In New York, Dame Helen Mirren is currently basking in significant praise for two roles, playing Her Majesty The Queen in The Audience on Broadway and on the big screen as a Holocaust survivor who’s trying to get restitution in the drama Woman in Gold.
“There’s really no comparison whatsoever, honestly,” Dame Helen says speaking to reporters about the roles this week at the Museum of Modern Art at the film’s premiere (March 30).
In the film, she plays Maria Altmann, whose Austrian Jewish family in Vienna had owned several artworks that were plundered by the Nazis. One painting of her aunt, Portrait of Adel Bloch-Bauer I by artist Gustav Klimt, was a prized possession. After the Nazis took it, the portrait hung in Belvedere Gallery in Vienna for decades. But Altmann, who had settled in Los Angeles, decided she wanted it back and, with the help of a young lawyer, took her battle all the way to the U.S. Supreme Court. She won. In 2006, it was returned to her and today it hangs in the Neue Gallery in New York. Altman died in 2011.

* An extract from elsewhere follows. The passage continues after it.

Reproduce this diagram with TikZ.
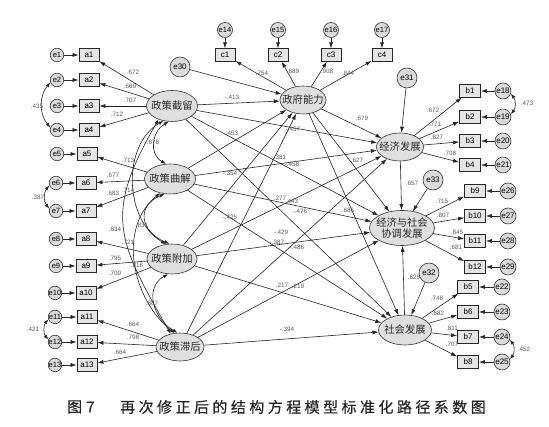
\documentclass[tikz,border=0pt]{standalone}
\usepackage{fontspec}
\setmainfont{Liberation Sans}
\newfontfamily\cjk{Noto Sans CJK SC}
\newfontfamily\capfont[LetterSpace=23,FakeBold=0.3]{Noto Sans CJK SC}
\newfontfamily\capfontA[FakeBold=0.3]{Noto Sans CJK SC}
\usetikzlibrary{shapes.geometric,arrows.meta}
\newcommand\mz[1]{\makebox[0pt]{#1}}
\newcommand\lb[4]{\node[lbl] (#1) at (#2,#3) {#4};}
\tikzset{
  lat/.style={ellipse, draw=black!80, fill=gray!25, line width=0.6pt, inner sep=0pt},
  lattxt/.style={font=\cjk\fontsize{10.3}{11.5}\selectfont, text=black!85, inner sep=0pt},
  obs/.style={rectangle, draw=black!85, fill=gray!20, line width=0.8pt, minimum width=20pt, minimum height=12.5pt, inner sep=0pt, font=\fontsize{8}{8}\selectfont},
  err/.style={circle, draw=black!80, fill=gray!28, line width=0.6pt, minimum size=13.5pt, inner sep=0pt, font=\fontsize{7.6}{8}\selectfont},
  errR/.style={err, minimum size=16pt, font=\fontsize{8}{8}\selectfont},
  dist/.style={err, minimum size=20pt, font=\fontsize{8}{8}\selectfont},
  pth/.style={-{Latex[length=6pt,width=4pt]}, line width=0.6pt, draw=black!85},
  cov/.style={{Latex[length=5pt,width=3.6pt]}-{Latex[length=5pt,width=3.6pt]}, line width=0.6pt, draw=black!85},
  lbl/.style={font=\fontsize{6.3}{7}\selectfont, text=black!65, inner sep=0pt},
}
\begin{document}
\begin{tikzpicture}[x=1pt,y=1pt]
\useasboundingbox (0,0) rectangle (549,427);
\fill[white] (0,0) rectangle (549,427);
% ---------- latent variables
\node[lat, minimum width=51pt, minimum height=31pt, label={[lattxt]center:政策截留}] (J) at (172,321) {};
\node[lat, minimum width=51pt, minimum height=30pt, label={[lattxt]center:政策曲解}] (Q) at (170,248) {};
\node[lat, minimum width=50pt, minimum height=30pt, label={[lattxt]center:政策附加}] (F) at (172,168) {};
\node[lat, minimum width=48pt, minimum height=28pt, label={[lattxt]center:政策滞后}] (Z) at (180,80) {};
\node[lat, minimum width=46pt, minimum height=28pt, label={[lattxt]center:政府能力}] (G) at (303,327) {};
\node[lat, minimum width=47pt, minimum height=28pt, label={[lattxt]center:经济发展}] (E) at (400,280) {};
\node[lat, minimum width=65pt, minimum height=35pt, label={[lattxt,align=center]center:{经济与社会\\协调发展}}] (X) at (402,199) {};
\node[lat, minimum width=53pt, minimum height=30pt, label={[lattxt]center:社会发展}] (S) at (405,97) {};
% ---------- disturbances
\node[dist] (e30) at (180,360) {e30};
\node[dist] (e31) at (407,349) {e31};
\node[dist] (e33) at (433,247) {e33};
\node[dist] (e32) at (429,154) {e32};
% ---------- left indicators
\foreach \i/\ex/\ax/\y in {1/57/89/372,2/57/89/347,3/57/89/321,4/57/89/297,5/57/87/273,6/56/86/244,7/56/86/216,8/56/86/188,9/56/86/161,10/55/86/134,11/55/87/110,12/55/87/85,13/55/87/62}{
  \node[err] (e\i) at (\ex,\y) {\mz{e\i}};
  \node[obs] (a\i) at (\ax,\y) {a\i};
  \draw[pth] (e\i) -- (a\i);
}
% ---------- top indicators
\foreach \i/\e/\x in {1/14/225,2/15/278,3/16/331,4/17/382}{
  \node[err, minimum size=15pt] (e\e) at (\x,397) {\mz{e\e}};
  \node[obs] (c\i) at (\x,372) {c\i};
  \draw[pth] (e\e) -- (c\i);
  \draw[pth] (G) -- (c\i);
}
% ---------- right indicators
\foreach \i/\e/\bx/\ex/\y/\src in {1/18/470/503/336/E,2/19/470/503/310/E,3/20/470/503/286/E,4/21/470/503/262/E,9/26/475/508/236/X,10/27/475/508/211/X,11/28/475/508/186/X,12/29/475/508/160/X,5/22/468/502/140/S,6/23/468/502/115/S,7/24/468/502/90/S,8/25/468/502/65/S}{
  \node[obs, minimum width=21pt] (b\i) at (\bx,\y) {b\i};
  \node[errR] (e\e) at (\ex,\y) {\mz{e\e}};
  \draw[pth] (e\e) -- (b\i);
  \draw[pth] (\src) -- (b\i);
}
% ---------- loadings of policy latents
\foreach \i in {1,2,3,4} \draw[pth] (J) -- (a\i);
\foreach \i in {5,6,7} \draw[pth] (Q) -- (a\i);
\foreach \i in {8,9,10} \draw[pth] (F) -- (a\i);
\foreach \i in {11,12,13} \draw[pth] (Z) -- (a\i);
% ---------- structural paths
\foreach \s in {J,Q,F,Z}{
  \foreach \t in {G,E,X,S}{ \draw[pth] (\s) -- (\t); }
}
\draw[pth] (G) -- (E);
\draw[pth] (G) -- (X);
\draw[pth] (G) -- (S);
\draw[pth] (E) -- (X);
\draw[pth] (S) -- (X);
\draw[pth] (e30) -- (G);
\draw[pth] (e31) -- (E);
\draw[pth] (e33) -- (X);
\draw[pth] (e32) -- (S);
% ---------- error covariances
\draw[cov] (e2.200) to[bend right=40] (e4.160);
\draw[cov] (e6.200) to[bend right=40] (e7.160);
\draw[cov] (e11.200) to[bend right=40] (e12.160);
\draw[cov] (e18.-20) to[bend left=40] (e19.20);
\draw[cov] (e24.-20) to[bend left=40] (e25.20);
% ---------- latent covariances
\draw[cov] (J.258) to[out=210,in=150,looseness=1.2] (Q.105);
\draw[cov] (J.240) to[out=210,in=150] (F.112);
\draw[cov] (J.225) to[out=240,in=120,looseness=1.3] (Z.125);
\draw[cov] (Q.250) to[out=203,in=157,looseness=1.6] (F.100);
\draw[cov] (Q.235) to[out=219,in=141] (Z.112);
\draw[cov] (F.255) to[out=210,in=150,looseness=1.2] (Z.100);
% ---------- coefficient labels
\lb{l1}{232}{330}{-.413}
\lb{l2}{232}{294}{.453}
\lb{l3}{293}{298}{-.457}
\lb{l4}{280}{270}{.381}
\lb{l5}{292}{263}{-.458}
\lb{l6}{230}{254}{-.354}
\lb{l7}{280}{229}{.277}
\lb{l8}{292}{226}{.443}
\lb{l9}{300}{216}{-.476}
\lb{l10}{348}{217}{.686}
\lb{l11}{357}{267}{.627}
\lb{l12}{230}{210}{-.425}
\lb{l13}{281}{195}{-.429}
\lb{l14}{277}{185}{-.387}
\lb{l15}{297}{180}{-.486}
\lb{l16}{282}{142}{.217}
\lb{l17}{298}{141}{.219}
\lb{l18}{287}{98}{-.394}
\lb{l19}{362}{309}{.679}
\lb{l20}{412}{244}{.657}
\lb{l21}{414}{150}{.625}
\lb{l22}{262}{354}{.754}
\lb{l23}{293}{356}{.889}
\lb{l24}{327}{356}{.908}
\lb{l25}{348}{354}{.844}
\lb{l26}{133}{355}{.672}
\lb{l27}{130}{341}{.669}
\lb{l28}{130}{327}{.707}
\lb{l29}{117}{313}{.712}
\lb{l30}{128}{267}{.713}
\lb{l31}{113}{252}{.677}
\lb{l32}{113}{234}{.683}
\lb{l33}{128}{237}{.714}
\lb{l34}{115}{198}{.634}
\lb{l35}{128}{185}{.721}
\lb{l36}{142}{202}{.831}
\lb{l37}{115}{169}{.795}
\lb{l38}{137}{162}{.816}
\lb{l39}{115}{154}{.709}
\lb{l40}{152}{124}{.887}
\lb{l41}{133}{103}{.664}
\lb{l42}{133}{90}{.798}
\lb{l43}{120}{75}{.664}
\lb{l44}{153}{285}{.878}
\lb{l45}{433}{317}{.672}
\lb{l46}{435}{303}{.771}
\lb{l47}{437}{290}{.827}
\lb{l48}{450}{274}{.708}
\lb{l49}{442}{226}{.715}
\lb{l50}{443}{212}{.807}
\lb{l51}{457}{195}{.845}
\lb{l52}{456}{180}{.681}
\lb{l53}{437}{129}{.748}
\lb{l54}{438}{114}{.682}
\lb{l55}{452}{99}{.811}
\lb{l56}{452}{83}{.707}
\lb{l57}{37}{321}{.435}
\lb{l58}{38}{230}{.387}
\lb{l59}{33}{98}{.421}
\lb{l60}{527}{324}{.473}
\lb{l61}{524}{78}{.452}
% ---------- caption
\node[anchor=west, inner sep=0pt, font=\capfontA\fontsize{15}{16}\selectfont, text=black!85] (capA) at (67,20) {图\hspace{4pt}7};
\node[anchor=west, inner sep=0pt, font=\capfont\fontsize{15}{16}\selectfont, text=black!85] (capB) at (120,20) {再次修正后的结构方程模型标准化路径系数图};
\end{tikzpicture}
\end{document}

Dame Helen says that the painting was very important for Altmann. “I think it was the symbol of what had been taken away from her, in the sense of not financial [matters], but in the sense of her memories, her family had been stolen, taken from her. And I think that painting represented her life in Vienna, this incredible sophisticated, elegant life.”
The film opens in cinemas today and the exhibition Gustav Klimt and Adele Bloch-Bauer: The Woman in Gold can be seen at the Neue Galerie in New York from April 2 through September 7, 2015.